Mollusks at Low Tide, Oil on Canvas, 36″x 60″, 2017 

How do you come up with the subject of your paintings?

It’s very process oriented and starts with color: I layer washes of color, let it dry, come back and then change it, add thicker paint, cover, reveal. It reminds me of tides, some things get completely covered and others get revealed. Everything is in constant flux, yet everything belongs in the same space.

I’m not completely sure how I come up with ideas for paintings. Sometimes shapes suggest a movement, or line forms an indentation that reminds me of something. Or it could just be one color next to another and somehow it makes visual sense to me. My memories from being out in the field with scientists play a huge role. Sometimes it’s the feeling of discovering a weird epiphyte, holding a green crab, or the way the sky reflects on the water.
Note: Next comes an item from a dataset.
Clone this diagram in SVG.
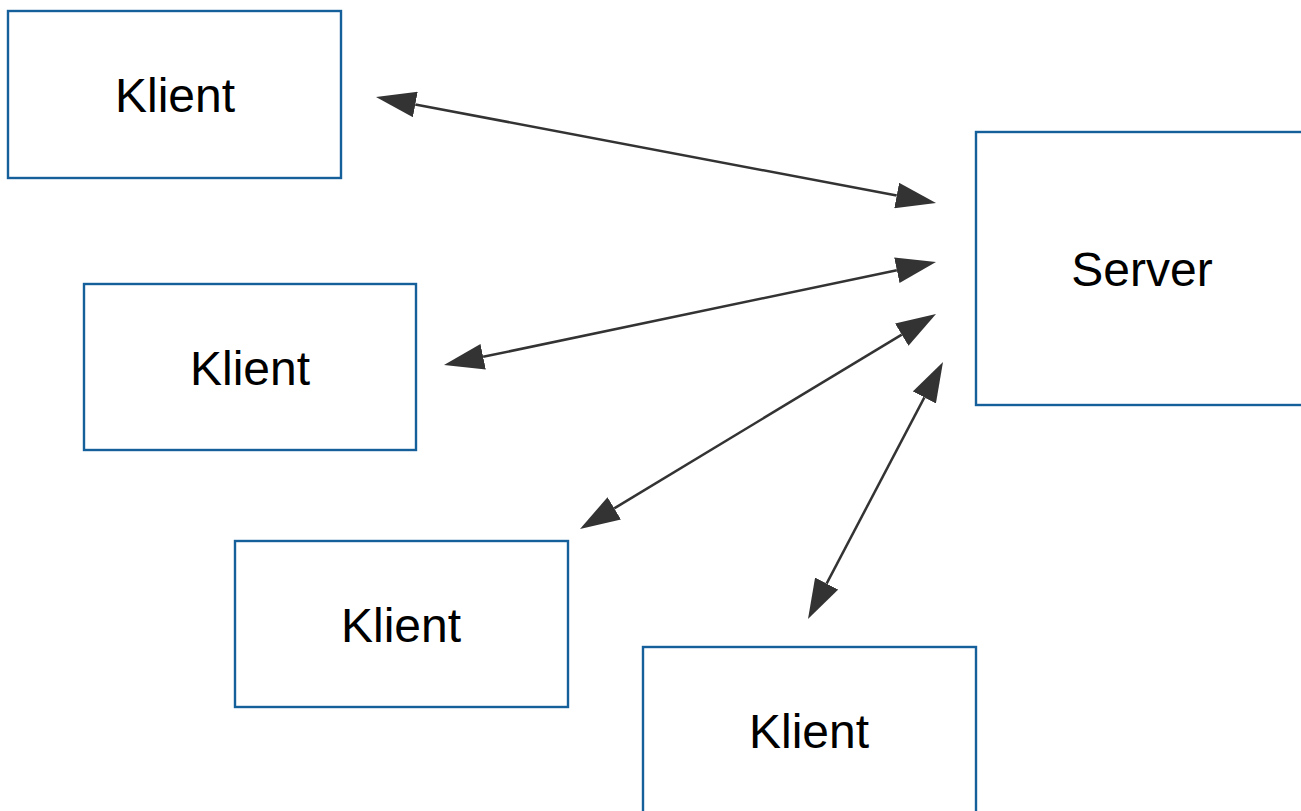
<svg xmlns="http://www.w3.org/2000/svg" width="1301" height="811" viewBox="0 0 1301 811">
<style>
.box{fill:#fff;stroke:#155f9b;stroke-width:2.4}
.lbl{font-family:"Liberation Sans",Arial,sans-serif;font-size:48px;fill:#000;text-anchor:middle}
.conn{stroke:#333;stroke-width:2.5;fill:none;marker-start:url(#ah);marker-end:url(#ah)}
</style>
<defs>
<marker id="ah" markerUnits="userSpaceOnUse" markerWidth="40" markerHeight="26" viewBox="0 -13 40 26" refX="0" refY="0" orient="auto-start-reverse">
<path d="M0,-13 L40,0 L0,13 z" fill="#333"/>
</marker>
</defs>
<rect width="1301" height="811" fill="#fff"/>
<g id="klient1"><rect class="box" x="8" y="11" width="333" height="167"/><text class="lbl" x="175" y="112">Klient</text></g>
<g id="klient2"><rect class="box" x="84" y="284" width="332" height="166"/><text class="lbl" x="250" y="385">Klient</text></g>
<g id="klient3"><rect class="box" x="235" y="541" width="333" height="166"/><text class="lbl" x="401" y="642">Klient</text></g>
<g id="klient4"><rect class="box" x="643" y="647" width="333" height="180"/><text class="lbl" x="809" y="748">Klient</text></g>
<g id="server"><rect class="box" x="976" y="132" width="340" height="273"/><text class="lbl" x="1142" y="286">Server</text></g>
<g id="connectors">
<line class="conn" x1="415.3" y1="104.44" x2="896.7" y2="195.56"/>
<line class="conn" x1="483.15" y1="356.8" x2="896.85" y2="270.2"/>
<line class="conn" x1="614.24" y1="508.32" x2="901.76" y2="334.68"/>
<line class="conn" x1="826.6" y1="583.59" x2="924.4" y2="397.41"/>
</g>
</svg>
Other times, it’s the discovery of a million mollusks only visible in the seagrass beds at low tide.

 Why seagrass?

For me it’s been as much about personal growth as about a learning, and an area where I can take action.

Seagrass for me represents a focus. It’s a practical, metaphoric, poetic plant that represents the current state we are all in.

Our environment= our health.

This plant is literally in our backyard and hardly anyone knows about it. We are all aware of the disappearing corals and ocean acidification. But what about our use of nitrates in our fertilizers and the run offs that kill seagrass? We are loosing important ecosystems and diversity (20 football fields an hour, globally) and it impacts all of us.

I like the fact that we can all do something about it and take action. There is hope if we all do our bit help.

 

Have you changed your lifestyle to incorporate what you’ve learned, and if so, how?

I switched to reusable coffee mugs, recycled bags, recycled clothing. I stopped eating meat for about 3 years now, I do eat fish. Less meat means less CO2 and fewer nitrates in the water. Just this week I got my first composter, I am very excited!

These changes are slow, and haven’t happened overnight, and there is still more to do.

I love all the wonderful scientists I have been lucky enough to research. I have learnt so much from every single one and they are all inspirational for me. They are hopeful and positive reminders that we can all contribute even in small everyday actions.

How do you feel when your work is acquired?

It’s amazing when others can relate to what I am trying to do and resonate with the strange abstractions I paint. I feel honored when my work is placed in client’s homes. That it represents more than just an aesthetic product. It contributes to my continued seagrass research and allows me to continue painting. I am grateful!